Task – Retype each line of the material exactly, please, skipping any picture in it.

Dataset section –
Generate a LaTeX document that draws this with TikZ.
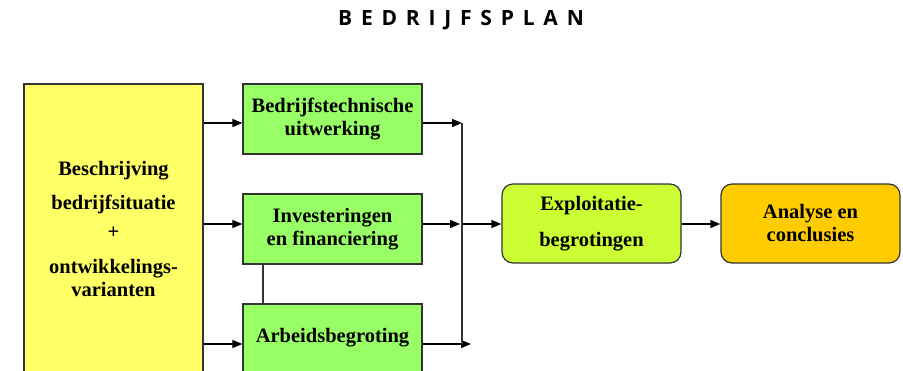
\documentclass[tikz,border=0pt]{standalone}
\usepackage{fontspec}
\setmainfont{Liberation Serif}
\newfontfamily\titlefont{Open Sans}
\usetikzlibrary{arrows.meta}
\definecolor{cyel}{HTML}{FFFF66}
\definecolor{cgreen}{HTML}{99FF66}
\definecolor{clime}{HTML}{CCFF33}
\definecolor{corange}{HTML}{FFCC00}
\definecolor{cborder}{HTML}{333333}
\tikzset{
  box/.style={draw=cborder, line width=1.2pt, inner sep=0pt, align=center,
    font=\fontsize{20.5}{23}\selectfont\bfseries},
  gbox/.style={box, fill=cgreen, minimum width=179pt},
  rbox/.style={box, rounded corners=11pt, minimum width=179pt, minimum height=79pt},
  arr/.style={line width=1.4pt, -{Triangle[length=10pt,width=8pt]}},
  ln/.style={line width=1.2pt, draw=cborder},
}
\newcommand{\gap}{\hspace{8.8pt}}
\begin{document}
\begin{tikzpicture}[x=1pt,y=-1pt]
\useasboundingbox (0,0) rectangle (903,370);
\clip (0,0) rectangle (903,370);
\node[font=\titlefont\bfseries\fontsize{21}{26}\selectfont] (title) at (461,20)
  {B\gap E\gap D\gap R\gap I\gap J\gap F\gap S\gap P\gap L\gap A\gap N};
% yellow box
\node[box, fill=cyel, minimum width=179pt, minimum height=290pt] (yel) at (113.5,229)
  {Beschrijving\\[11pt] bedrijfsituatie\\[6pt] +\\[12pt] ontwikkelings-\\ varianten};
% green boxes
\node[gbox, minimum height=70pt] (bt) at (332.5,119) {Bedrijfstechnische\\ uitwerking};
\node[gbox, minimum height=70pt] (inv) at (332.5,229) {Investeringen\\ en financiering};
\node[gbox, minimum height=68pt] (ar) at (332.5,338) {Arbeidsbegroting};
% rounded boxes
\node[rbox, fill=clime] (ex) at (591.5,223.5) {Exploitatie-\\[13pt] begrotingen};
\node[rbox, fill=corange] (an) at (810.5,223.5) {Analyse en\\ conclusies};
% coordinates
\coordinate (y1) at (203,123);
\coordinate (y2) at (203,224);
\coordinate (y3) at (203,344);
\coordinate (j1) at (462,123);
\coordinate (j2) at (460,224);
\coordinate (j3) at (462,344);
\coordinate (t3) at (471,344);
\coordinate (jb) at (462,224);
% arrows left
\draw[arr] (yel.east |- y1) -- (bt.west |- y1);
\draw[arr] (yel.east |- y2) -- (inv.west |- y2);
\draw[arr] (yel.east |- y3) -- (ar.west |- y3);
% right side
\draw[arr] (bt.east |- j1) -- (j1);
\draw[arr] (inv.east |- j2) -- (j2);
\draw[arr] (ar.east |- t3) -- (t3);
\draw[ln] (j1) -- (j3);
\draw[arr] (jb) -- (ex.west |- jb);
\draw[arr] (ex.east |- jb) -- (an.west |- jb);
% connector between green boxes
\coordinate (v) at (263,0);
\draw[ln] (inv.south -| v) -- (ar.north -| v);
\end{tikzpicture}
\end{document}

Correct response –
Generate a LaTeX document that draws this with TikZ.
\documentclass[tikz,border=0pt]{standalone}
\usepackage{fontspec}
\setmainfont{Liberation Serif}
\newfontfamily\titlefont{Open Sans}
\usetikzlibrary{arrows.meta}
\definecolor{cyel}{HTML}{FFFF66}
\definecolor{cgreen}{HTML}{99FF66}
\definecolor{clime}{HTML}{CCFF33}
\definecolor{corange}{HTML}{FFCC00}
\definecolor{cborder}{HTML}{333333}
\tikzset{
  box/.style={draw=cborder, line width=1.2pt, inner sep=0pt, align=center,
    font=\fontsize{20.5}{23}\selectfont\bfseries},
  gbox/.style={box, fill=cgreen, minimum width=179pt},
  rbox/.style={box, rounded corners=11pt, minimum width=179pt, minimum height=79pt},
  arr/.style={line width=1.4pt, -{Triangle[length=10pt,width=8pt]}},
  ln/.style={line width=1.2pt, draw=cborder},
}
\newcommand{\gap}{\hspace{8.8pt}}
\begin{document}
\begin{tikzpicture}[x=1pt,y=-1pt]
\useasboundingbox (0,0) rectangle (903,370);
\clip (0,0) rectangle (903,370);
\node[font=\titlefont\bfseries\fontsize{21}{26}\selectfont] (title) at (461,20)
  {B\gap E\gap D\gap R\gap I\gap J\gap F\gap S\gap P\gap L\gap A\gap N};
% yellow box
\node[box, fill=cyel, minimum width=179pt, minimum height=290pt] (yel) at (113.5,229)
  {Beschrijving\\[11pt] bedrijfsituatie\\[6pt] +\\[12pt] ontwikkelings-\\ varianten};
% green boxes
\node[gbox, minimum height=70pt] (bt) at (332.5,119) {Bedrijfstechnische\\ uitwerking};
\node[gbox, minimum height=70pt] (inv) at (332.5,229) {Investeringen\\ en financiering};
\node[gbox, minimum height=68pt] (ar) at (332.5,338) {Arbeidsbegroting};
% rounded boxes
\node[rbox, fill=clime] (ex) at (591.5,223.5) {Exploitatie-\\[13pt] begrotingen};
\node[rbox, fill=corange] (an) at (810.5,223.5) {Analyse en\\ conclusies};
% coordinates
\coordinate (y1) at (203,123);
\coordinate (y2) at (203,224);
\coordinate (y3) at (203,344);
\coordinate (j1) at (462,123);
\coordinate (j2) at (460,224);
\coordinate (j3) at (462,344);
\coordinate (t3) at (471,344);
\coordinate (jb) at (462,224);
% arrows left
\draw[arr] (yel.east |- y1) -- (bt.west |- y1);
\draw[arr] (yel.east |- y2) -- (inv.west |- y2);
\draw[arr] (yel.east |- y3) -- (ar.west |- y3);
% right side
\draw[arr] (bt.east |- j1) -- (j1);
\draw[arr] (inv.east |- j2) -- (j2);
\draw[arr] (ar.east |- t3) -- (t3);
\draw[ln] (j1) -- (j3);
\draw[arr] (jb) -- (ex.west |- jb);
\draw[arr] (ex.east |- jb) -- (an.west |- jb);
% connector between green boxes
\coordinate (v) at (263,0);
\draw[ln] (inv.south -| v) -- (ar.north -| v);
\end{tikzpicture}
\end{document}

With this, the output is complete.